»»
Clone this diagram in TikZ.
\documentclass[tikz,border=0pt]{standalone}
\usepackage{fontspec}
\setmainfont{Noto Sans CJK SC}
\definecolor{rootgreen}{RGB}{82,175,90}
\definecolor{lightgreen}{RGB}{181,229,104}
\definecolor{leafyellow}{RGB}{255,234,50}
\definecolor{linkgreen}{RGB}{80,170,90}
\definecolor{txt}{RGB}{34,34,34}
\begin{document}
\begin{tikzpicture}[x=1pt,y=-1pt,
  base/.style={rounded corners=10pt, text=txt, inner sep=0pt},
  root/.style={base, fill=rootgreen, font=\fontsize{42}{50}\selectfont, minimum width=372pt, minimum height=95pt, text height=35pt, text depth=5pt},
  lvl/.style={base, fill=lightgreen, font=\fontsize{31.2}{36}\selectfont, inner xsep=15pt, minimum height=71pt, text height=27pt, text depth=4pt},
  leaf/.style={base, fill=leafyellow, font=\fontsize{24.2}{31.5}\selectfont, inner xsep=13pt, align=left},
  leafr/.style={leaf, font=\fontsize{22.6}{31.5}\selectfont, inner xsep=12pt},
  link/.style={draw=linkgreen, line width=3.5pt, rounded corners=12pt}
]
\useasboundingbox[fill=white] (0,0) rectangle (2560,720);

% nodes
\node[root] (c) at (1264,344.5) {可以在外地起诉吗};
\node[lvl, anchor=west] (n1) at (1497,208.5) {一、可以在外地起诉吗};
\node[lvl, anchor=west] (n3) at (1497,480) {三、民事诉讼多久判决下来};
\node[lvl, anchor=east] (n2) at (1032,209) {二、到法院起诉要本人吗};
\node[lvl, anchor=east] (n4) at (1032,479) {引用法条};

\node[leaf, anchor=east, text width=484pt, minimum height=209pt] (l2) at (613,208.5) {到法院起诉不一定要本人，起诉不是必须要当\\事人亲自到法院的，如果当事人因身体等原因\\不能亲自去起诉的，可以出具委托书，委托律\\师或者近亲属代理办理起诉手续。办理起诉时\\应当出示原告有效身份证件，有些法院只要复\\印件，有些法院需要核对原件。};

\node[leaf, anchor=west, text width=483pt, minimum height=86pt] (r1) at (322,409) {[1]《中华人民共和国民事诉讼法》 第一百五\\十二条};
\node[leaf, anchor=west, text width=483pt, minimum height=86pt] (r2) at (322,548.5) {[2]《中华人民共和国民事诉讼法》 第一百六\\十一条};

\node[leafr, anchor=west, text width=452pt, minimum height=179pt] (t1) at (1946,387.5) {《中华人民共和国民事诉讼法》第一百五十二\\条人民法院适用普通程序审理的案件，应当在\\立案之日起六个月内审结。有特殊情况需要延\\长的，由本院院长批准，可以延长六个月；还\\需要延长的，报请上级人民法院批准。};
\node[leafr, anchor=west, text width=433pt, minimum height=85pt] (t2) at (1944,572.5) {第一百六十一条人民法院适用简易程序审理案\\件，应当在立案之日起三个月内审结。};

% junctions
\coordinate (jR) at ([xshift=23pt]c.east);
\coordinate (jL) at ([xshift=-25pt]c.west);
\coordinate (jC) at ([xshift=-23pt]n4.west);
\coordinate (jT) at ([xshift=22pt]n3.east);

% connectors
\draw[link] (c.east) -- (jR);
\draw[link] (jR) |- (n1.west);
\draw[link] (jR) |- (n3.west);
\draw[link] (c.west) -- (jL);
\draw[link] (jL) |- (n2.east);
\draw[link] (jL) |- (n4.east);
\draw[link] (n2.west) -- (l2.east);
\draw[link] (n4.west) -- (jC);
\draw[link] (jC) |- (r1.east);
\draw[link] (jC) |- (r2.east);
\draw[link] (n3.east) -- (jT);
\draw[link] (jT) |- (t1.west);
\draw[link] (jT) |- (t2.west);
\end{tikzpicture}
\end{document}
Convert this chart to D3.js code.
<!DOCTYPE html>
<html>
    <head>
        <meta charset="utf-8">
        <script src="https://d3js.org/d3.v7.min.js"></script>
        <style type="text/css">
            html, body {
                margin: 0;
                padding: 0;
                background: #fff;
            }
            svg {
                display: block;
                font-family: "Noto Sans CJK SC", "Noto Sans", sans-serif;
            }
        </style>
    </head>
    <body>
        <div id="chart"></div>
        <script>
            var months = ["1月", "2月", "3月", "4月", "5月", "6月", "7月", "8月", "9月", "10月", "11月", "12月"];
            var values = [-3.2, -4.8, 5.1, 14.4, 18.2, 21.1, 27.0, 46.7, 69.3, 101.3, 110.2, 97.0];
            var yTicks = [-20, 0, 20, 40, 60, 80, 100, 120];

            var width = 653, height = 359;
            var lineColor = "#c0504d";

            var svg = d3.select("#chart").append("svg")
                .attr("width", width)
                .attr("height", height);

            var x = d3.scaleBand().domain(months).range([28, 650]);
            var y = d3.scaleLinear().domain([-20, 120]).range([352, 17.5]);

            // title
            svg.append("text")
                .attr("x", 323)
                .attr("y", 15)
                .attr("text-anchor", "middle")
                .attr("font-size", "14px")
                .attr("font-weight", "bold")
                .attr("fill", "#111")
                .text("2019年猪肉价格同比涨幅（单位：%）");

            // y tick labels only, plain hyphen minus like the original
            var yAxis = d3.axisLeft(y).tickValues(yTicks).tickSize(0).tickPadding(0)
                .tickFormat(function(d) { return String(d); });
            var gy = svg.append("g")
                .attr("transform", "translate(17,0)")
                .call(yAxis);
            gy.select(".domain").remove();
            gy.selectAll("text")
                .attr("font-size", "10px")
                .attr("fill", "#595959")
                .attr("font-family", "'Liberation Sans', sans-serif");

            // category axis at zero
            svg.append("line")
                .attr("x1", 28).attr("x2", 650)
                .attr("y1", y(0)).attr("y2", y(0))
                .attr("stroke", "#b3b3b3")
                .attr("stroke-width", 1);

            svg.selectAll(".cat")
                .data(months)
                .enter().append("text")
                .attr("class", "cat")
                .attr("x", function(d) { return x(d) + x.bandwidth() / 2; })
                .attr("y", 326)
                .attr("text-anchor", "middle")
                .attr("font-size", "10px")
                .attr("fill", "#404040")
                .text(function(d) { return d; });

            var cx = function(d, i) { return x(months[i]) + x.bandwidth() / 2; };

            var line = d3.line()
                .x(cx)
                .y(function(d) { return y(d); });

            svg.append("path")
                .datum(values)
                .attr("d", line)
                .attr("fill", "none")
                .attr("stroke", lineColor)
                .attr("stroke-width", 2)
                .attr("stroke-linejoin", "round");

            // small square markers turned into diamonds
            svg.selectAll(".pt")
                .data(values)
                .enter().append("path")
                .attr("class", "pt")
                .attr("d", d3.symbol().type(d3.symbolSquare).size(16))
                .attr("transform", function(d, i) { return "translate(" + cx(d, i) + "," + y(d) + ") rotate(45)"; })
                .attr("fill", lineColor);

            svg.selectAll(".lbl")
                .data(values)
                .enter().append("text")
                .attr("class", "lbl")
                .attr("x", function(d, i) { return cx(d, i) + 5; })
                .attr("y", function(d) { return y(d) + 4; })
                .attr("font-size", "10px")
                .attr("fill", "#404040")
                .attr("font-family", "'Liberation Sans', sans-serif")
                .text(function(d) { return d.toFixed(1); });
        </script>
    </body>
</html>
««
▶ _Task description_
Return exactly the lines that run from the top of the listing above to the line containing "anchor=east] (n4) at", please, keeping both end lines and leaving out everything else.

▶ _Exercise solution_
Clone this diagram in TikZ.
\documentclass[tikz,border=0pt]{standalone}
\usepackage{fontspec}
\setmainfont{Noto Sans CJK SC}
\definecolor{rootgreen}{RGB}{82,175,90}
\definecolor{lightgreen}{RGB}{181,229,104}
\definecolor{leafyellow}{RGB}{255,234,50}
\definecolor{linkgreen}{RGB}{80,170,90}
\definecolor{txt}{RGB}{34,34,34}
\begin{document}
\begin{tikzpicture}[x=1pt,y=-1pt,
  base/.style={rounded corners=10pt, text=txt, inner sep=0pt},
  root/.style={base, fill=rootgreen, font=\fontsize{42}{50}\selectfont, minimum width=372pt, minimum height=95pt, text height=35pt, text depth=5pt},
  lvl/.style={base, fill=lightgreen, font=\fontsize{31.2}{36}\selectfont, inner xsep=15pt, minimum height=71pt, text height=27pt, text depth=4pt},
  leaf/.style={base, fill=leafyellow, font=\fontsize{24.2}{31.5}\selectfont, inner xsep=13pt, align=left},
  leafr/.style={leaf, font=\fontsize{22.6}{31.5}\selectfont, inner xsep=12pt},
  link/.style={draw=linkgreen, line width=3.5pt, rounded corners=12pt}
]
\useasboundingbox[fill=white] (0,0) rectangle (2560,720);

% nodes
\node[root] (c) at (1264,344.5) {可以在外地起诉吗};
\node[lvl, anchor=west] (n1) at (1497,208.5) {一、可以在外地起诉吗};
\node[lvl, anchor=west] (n3) at (1497,480) {三、民事诉讼多久判决下来};
\node[lvl, anchor=east] (n2) at (1032,209) {二、到法院起诉要本人吗};
\node[lvl, anchor=east] (n4) at (1032,479) {引用法条};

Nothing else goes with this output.